A Homeland Security Investigations agent and Somerset County Sheriff’s Deputy are pictured inside an illegal marijuana grow in St. Albans on May 30. Photo courtesy of Somerset County Sheriff’s Office

The Somerset County Sheriff’s Office found more than 200 mature cannabis plants and trimmings from roughly 1,500 more plants when they raided a property on Denbow Road at around 9:45 a.m. on Thursday, according to Somerset County Sheriff Dale Lancaster. The residence was about 100 yards away from a nearby child care center, according to Lancaster.

Authorities also found a black mold infestation as well as hazardous electrical wiring at the site. The two-story home had been almost entirely hollowed out to make way for thousands of plants and industrial-grade heating and lighting equipment, much like the dozens of similar operations busted across rural Maine in recent months.

“It’s cookie-cutter,” Lancaster said. “The majority of the homes that we have executed these illegal drug raids on have sparse living conditions and many hazards. The homes have been almost entirely turned into growing locations.”

Within many of the other residences housing illegal growing operations, authorities have found elaborate automated growing systems, exorbitantly high electricity usage and small areas where laborers live in squalor while tending the crop, often without food or pay.

Other growing sites that have installed similar heating and lighting systems have done so legally, being granted easements to modify electrical equipment by Central Maine Power Co. Many of the sites use over 5,000% more electricity in a single month than the average Maine household does in an entire year.


Many residences housing illegal growing sites are made uninhabitable by the operations, Lancaster said, due to the potent chemical fertilizers, dangerous electrical modifications and reconfigured interiors found within the homes.

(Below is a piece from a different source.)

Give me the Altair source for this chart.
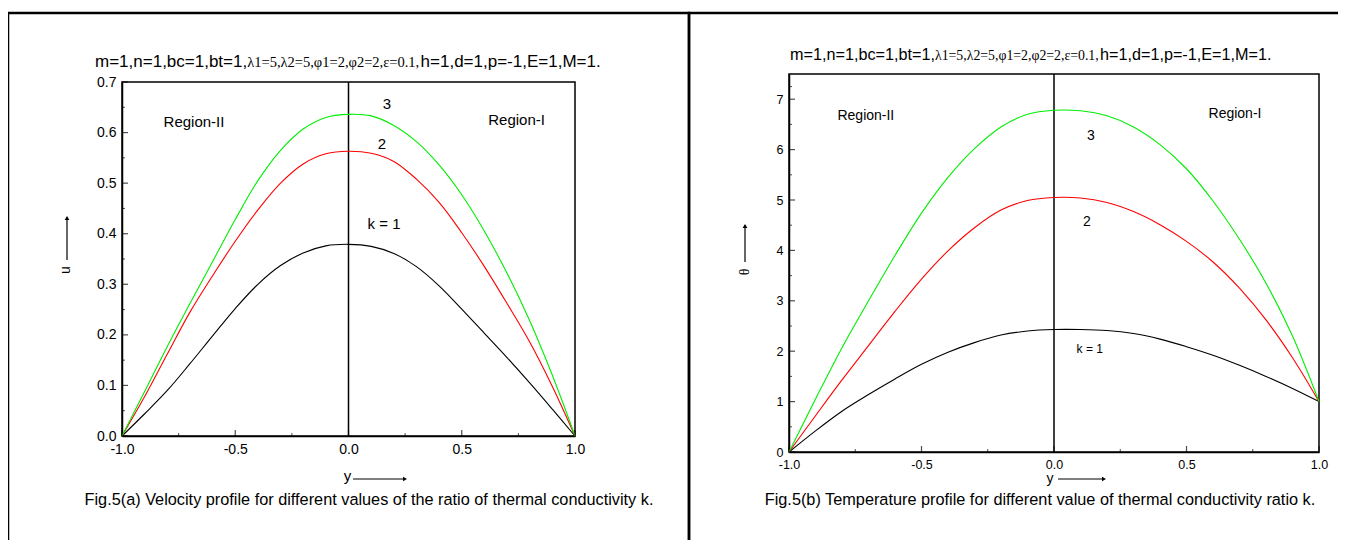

The property in St. Albans marks the 18th illegal marijuana grow busted since January in Somerset County. The residence was used to process marijuana for sale after it was harvested, according to Lancaster, though he declined to provide specifics.

No one was inside the residence when the Sheriffs Office conducted the search warrant, though Lancaster said “criminal charges will be forthcoming against those persons responsible.”

The hundreds of suspected growing operations across rural Maine may be linked to Chinese transnational criminal groups, according to the U.S. attorney’s office.

The people working at the growing operations appear to be doing so willingly, and there is no evidence of human trafficking, according to U.S. Attorney for the District of Maine Darcie N. McElwee.

The Somerset County District Attorney’s Office and the United States Attorney’s Office aided the investigation, while Thursday’s raid was conducted in cooperation with Homeland Security Investigations, the Maine Office of Cannabis Policy and Waterville Police Department.